È un incipt semplice e che forse non brilla per l'originalità di alcuni elementi, ma sicuramente è in grado di attirare l'attenzione dei potenziali lettori e regalare un po' di divertimento leggero.

Come molte opere di fantascienza, l'argomento dei viaggi nel tempo crea paradossi in grado di creare confusione nello spettatore. In Rocket Girl però uno degli elementi più stranianti è già nel setting di partenza, visto che il futuro (un futuro iper-tecnologico e decisamente lontano dagli standard attuali) sia il 2013, mentre il presente sono gli anni '80.

Siamo ormai abituati a imbatterci in storie scritte nel passato, come Ritorno al Futuro o Blade Runner, in cui il futuro è un anno molto vicino alla data segnata sui nostri calendari, e purtroppo siamo costretti a constatare che tutte le meraviglie futuristiche immaginate dagli autori non si sono concretizzate nel mondo reale.

Qui però il futuro è il 2013, in un fumetto pubblicato per la prima volta negli USA nel 2014, quindi ormai "passato" nella sua prima apparizione presente (Grande Giove! ...riuscite a seguirmi?)
L'impressione è che gli autori abbiano voluto ricreare l'atmosfera dei fumetti e film anni '80, in cui si guardava al futuro togliendo ogni freno all'immaginazione, anche per l'idea alla base della vicenda lontana dalla complessità presente nella maggior parte della fantascienza attuale.

Una volta presentato il setting, Brandon Montclare non riesce a imbastire una trama in grado di tenere viva l'attenzione; ci sono alcune scene interessanti, ma i momenti di confusione e i passaggi in cui non si capisce bene dove la storia voglia andare a parare sono la maggioranza.

I personaggi sono caratterizzati come in un B-movie d'azione, e il fatto che l'elemento più affascinante della protagonista sia il jet-pack che porta sulla schiena lascia intendere quanto profondo sia il personaggio: intrigante nell'idea quanto un bambino che gioca in cortile al grido di "Facciamo che posso volare grazie a uno zaino sulla schiena e viaggio indietro nel tempo!", ma purtroppo non evoluto dall'abilità narrativa che ci si aspetterebbe da uno sceneggiatore professionista.
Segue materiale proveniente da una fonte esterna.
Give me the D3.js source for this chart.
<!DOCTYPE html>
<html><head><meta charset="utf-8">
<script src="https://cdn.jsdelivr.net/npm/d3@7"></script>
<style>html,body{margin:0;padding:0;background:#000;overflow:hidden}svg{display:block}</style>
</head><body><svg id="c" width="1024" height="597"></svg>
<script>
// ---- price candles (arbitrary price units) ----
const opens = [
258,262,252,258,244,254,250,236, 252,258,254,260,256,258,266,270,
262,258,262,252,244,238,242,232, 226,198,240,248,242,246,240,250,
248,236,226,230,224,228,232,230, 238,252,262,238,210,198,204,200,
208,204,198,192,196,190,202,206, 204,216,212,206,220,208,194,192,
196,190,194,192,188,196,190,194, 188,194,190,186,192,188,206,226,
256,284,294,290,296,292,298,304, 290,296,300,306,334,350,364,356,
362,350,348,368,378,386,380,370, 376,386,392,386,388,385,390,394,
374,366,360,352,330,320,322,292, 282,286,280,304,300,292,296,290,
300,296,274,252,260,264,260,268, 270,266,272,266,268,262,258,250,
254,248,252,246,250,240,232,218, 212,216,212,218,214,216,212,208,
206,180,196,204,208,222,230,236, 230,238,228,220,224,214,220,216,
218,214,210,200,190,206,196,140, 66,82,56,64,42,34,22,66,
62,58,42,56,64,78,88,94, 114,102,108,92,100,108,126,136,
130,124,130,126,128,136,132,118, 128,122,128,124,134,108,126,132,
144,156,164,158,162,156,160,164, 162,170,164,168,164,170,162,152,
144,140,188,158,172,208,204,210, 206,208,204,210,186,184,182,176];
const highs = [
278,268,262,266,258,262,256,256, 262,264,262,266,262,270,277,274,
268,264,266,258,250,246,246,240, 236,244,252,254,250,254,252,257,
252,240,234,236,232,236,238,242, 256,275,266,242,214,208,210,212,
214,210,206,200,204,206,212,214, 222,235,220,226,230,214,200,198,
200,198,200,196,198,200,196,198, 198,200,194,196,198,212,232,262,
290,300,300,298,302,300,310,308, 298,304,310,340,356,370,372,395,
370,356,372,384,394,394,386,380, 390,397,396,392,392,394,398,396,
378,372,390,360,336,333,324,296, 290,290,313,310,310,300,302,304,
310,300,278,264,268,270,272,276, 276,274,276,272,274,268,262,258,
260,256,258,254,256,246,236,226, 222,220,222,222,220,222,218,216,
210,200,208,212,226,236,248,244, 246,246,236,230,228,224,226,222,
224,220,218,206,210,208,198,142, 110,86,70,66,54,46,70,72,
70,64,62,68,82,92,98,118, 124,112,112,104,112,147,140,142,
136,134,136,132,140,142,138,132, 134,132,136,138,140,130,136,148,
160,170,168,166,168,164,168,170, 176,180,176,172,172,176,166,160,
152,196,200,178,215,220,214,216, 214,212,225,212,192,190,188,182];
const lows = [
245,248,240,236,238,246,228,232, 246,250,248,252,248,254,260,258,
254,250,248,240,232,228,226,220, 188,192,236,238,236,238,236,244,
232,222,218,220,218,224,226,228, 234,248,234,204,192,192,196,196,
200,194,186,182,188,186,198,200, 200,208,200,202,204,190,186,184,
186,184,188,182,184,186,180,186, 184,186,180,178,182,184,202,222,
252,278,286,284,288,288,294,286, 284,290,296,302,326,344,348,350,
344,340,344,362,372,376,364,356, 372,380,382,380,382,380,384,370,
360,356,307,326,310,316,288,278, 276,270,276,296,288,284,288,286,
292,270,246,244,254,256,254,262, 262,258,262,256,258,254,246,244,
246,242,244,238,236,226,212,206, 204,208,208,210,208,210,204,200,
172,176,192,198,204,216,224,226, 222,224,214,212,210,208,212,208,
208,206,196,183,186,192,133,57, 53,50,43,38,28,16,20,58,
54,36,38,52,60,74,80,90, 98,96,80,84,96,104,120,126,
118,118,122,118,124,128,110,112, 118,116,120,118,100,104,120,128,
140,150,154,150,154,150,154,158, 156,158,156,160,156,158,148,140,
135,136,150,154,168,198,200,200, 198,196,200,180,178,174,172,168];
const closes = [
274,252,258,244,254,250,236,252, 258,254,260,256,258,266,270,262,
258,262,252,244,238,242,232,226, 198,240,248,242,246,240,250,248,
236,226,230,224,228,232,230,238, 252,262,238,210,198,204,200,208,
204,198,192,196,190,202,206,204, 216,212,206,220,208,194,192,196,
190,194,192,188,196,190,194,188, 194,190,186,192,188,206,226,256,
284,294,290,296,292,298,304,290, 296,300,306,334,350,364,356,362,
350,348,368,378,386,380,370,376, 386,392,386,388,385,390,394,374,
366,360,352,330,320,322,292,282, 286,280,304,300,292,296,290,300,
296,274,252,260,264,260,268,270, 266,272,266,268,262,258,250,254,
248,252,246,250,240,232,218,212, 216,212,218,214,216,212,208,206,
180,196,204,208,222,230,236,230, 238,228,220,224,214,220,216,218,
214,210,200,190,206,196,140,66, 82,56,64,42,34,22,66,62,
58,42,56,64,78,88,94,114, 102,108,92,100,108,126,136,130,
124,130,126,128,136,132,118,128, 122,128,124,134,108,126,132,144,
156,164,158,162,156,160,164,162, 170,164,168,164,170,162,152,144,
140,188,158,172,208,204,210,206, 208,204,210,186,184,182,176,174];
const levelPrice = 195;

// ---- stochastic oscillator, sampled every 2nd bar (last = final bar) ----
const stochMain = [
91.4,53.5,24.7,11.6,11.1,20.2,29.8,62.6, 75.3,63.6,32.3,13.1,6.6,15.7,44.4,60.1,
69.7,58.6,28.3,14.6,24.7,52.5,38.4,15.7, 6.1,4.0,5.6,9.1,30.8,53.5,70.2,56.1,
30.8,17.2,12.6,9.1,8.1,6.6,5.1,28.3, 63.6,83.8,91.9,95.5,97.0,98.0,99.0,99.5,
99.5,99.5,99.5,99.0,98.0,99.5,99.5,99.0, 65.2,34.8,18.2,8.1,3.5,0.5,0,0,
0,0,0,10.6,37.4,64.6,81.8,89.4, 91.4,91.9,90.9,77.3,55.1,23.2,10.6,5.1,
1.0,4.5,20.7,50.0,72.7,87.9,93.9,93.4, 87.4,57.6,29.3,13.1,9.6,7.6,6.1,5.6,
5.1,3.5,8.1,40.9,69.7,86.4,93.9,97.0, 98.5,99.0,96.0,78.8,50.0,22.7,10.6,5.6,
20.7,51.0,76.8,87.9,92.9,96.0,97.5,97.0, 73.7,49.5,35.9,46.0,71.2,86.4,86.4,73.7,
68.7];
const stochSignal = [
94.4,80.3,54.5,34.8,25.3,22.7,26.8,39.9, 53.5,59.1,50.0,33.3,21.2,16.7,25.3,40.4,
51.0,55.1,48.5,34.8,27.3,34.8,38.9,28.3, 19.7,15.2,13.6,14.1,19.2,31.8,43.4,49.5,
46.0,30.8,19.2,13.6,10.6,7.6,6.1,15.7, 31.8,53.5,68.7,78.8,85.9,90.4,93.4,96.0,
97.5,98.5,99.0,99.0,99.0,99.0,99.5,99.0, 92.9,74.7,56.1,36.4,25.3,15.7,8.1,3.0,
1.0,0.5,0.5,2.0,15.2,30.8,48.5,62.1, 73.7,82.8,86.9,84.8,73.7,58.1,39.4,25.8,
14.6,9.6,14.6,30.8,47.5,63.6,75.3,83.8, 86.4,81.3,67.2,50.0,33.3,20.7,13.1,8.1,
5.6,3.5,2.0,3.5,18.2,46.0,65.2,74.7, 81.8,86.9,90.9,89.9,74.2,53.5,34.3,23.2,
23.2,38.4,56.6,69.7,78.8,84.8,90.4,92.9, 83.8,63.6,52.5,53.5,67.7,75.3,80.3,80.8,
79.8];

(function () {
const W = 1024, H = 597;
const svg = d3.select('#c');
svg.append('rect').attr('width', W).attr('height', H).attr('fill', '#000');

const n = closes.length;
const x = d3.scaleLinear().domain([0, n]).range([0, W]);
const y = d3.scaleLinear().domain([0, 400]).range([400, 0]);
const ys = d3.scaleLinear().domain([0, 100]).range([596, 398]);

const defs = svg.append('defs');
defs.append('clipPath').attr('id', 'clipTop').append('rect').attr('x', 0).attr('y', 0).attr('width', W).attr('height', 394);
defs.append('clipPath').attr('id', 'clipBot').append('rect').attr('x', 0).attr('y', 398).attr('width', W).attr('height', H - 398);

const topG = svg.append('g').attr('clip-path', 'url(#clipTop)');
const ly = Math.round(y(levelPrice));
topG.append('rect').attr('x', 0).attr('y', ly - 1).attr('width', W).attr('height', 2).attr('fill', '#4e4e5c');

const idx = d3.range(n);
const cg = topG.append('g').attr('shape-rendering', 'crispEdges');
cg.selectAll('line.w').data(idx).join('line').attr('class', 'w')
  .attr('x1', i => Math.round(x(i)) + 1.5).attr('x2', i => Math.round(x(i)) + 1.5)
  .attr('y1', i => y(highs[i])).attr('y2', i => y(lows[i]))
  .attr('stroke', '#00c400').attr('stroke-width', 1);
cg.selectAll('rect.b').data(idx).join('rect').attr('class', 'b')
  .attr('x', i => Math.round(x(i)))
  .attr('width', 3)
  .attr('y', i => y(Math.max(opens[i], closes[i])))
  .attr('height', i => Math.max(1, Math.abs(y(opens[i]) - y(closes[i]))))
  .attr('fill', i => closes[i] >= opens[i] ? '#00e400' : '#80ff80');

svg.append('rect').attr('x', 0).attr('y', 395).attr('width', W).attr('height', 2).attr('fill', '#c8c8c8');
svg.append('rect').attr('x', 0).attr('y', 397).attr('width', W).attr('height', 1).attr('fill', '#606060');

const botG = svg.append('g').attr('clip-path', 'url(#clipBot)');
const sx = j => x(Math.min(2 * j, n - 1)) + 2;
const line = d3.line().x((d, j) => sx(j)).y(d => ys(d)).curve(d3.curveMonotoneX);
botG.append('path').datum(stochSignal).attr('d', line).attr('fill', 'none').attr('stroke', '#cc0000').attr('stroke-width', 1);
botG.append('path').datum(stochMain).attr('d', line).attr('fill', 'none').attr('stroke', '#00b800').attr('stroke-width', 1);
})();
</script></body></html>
Il corpo di polizia a cui appartiene Dayoung è composto unicamente da adolescenti, perché nel futuro non ci si può fidare di tutti gli individui con più di 30 anni; per quanto il concetto possa sembrare infantile e vicino a certe divisioni generazionali presenti in alcuni romanzi per bambini, avrebbe potuto essere spiegato meglio e reso credibile, ma purtroppo il livello di lettura di questa struttura sociale rimane troppo superficiale.

Appare bizzarra anche la suddivisione nel racconto, che alterna le vicende di Rocket Girl nel 1986 e mostra ciò che avviene nel 2013 dopo la sua partenza; il dilemma principale della protagonista però è che ogni sua azione potrebbe cambiare il futuro e non è sicura di cosa troverà al suo ritorno, ma mostrandoci entrambe le epoche questa sua grande paura viene sminuita, o apparire per certi versi addirittura incoerente.

Nonostante tutte queste pecche, Rocket Girl offre comunque motivi per essere letto e sono tutti da ricercare nel lavoro di Amy Reeder; la disegnatrice realizza tavole meravigliose, in grado di incantare e rendere interessanti i personaggi più per la loro caratterizzazione grafica ed espressività che per come sono stati scritti. Gli scenari sono ricchi di elementi, le scene d'azione hanno un forte dinamismo e suggeriscono con chiarezza i movimenti e le situazioni più caotiche, dimostrando uno studio accurato (di cui abbiamo alcuni esempi in coda al volume, dove tra il materiale extra possiamo osservare alcuni passaggi dalla sceneggiatura allo storyboard, fino ad arrivare alla tavola definitiva).

Quando, tra un episodio e l'altro ci si imbatte in una pin-up realizzata dalla disegnatrice, non si può fare a meno di perdersi nei particolari e nel tratto elegante che contraddistingue il suo stile.
Forse Rocket Girl non vi catturerà per la sua storia, ma è una vera gioia per gli occhi.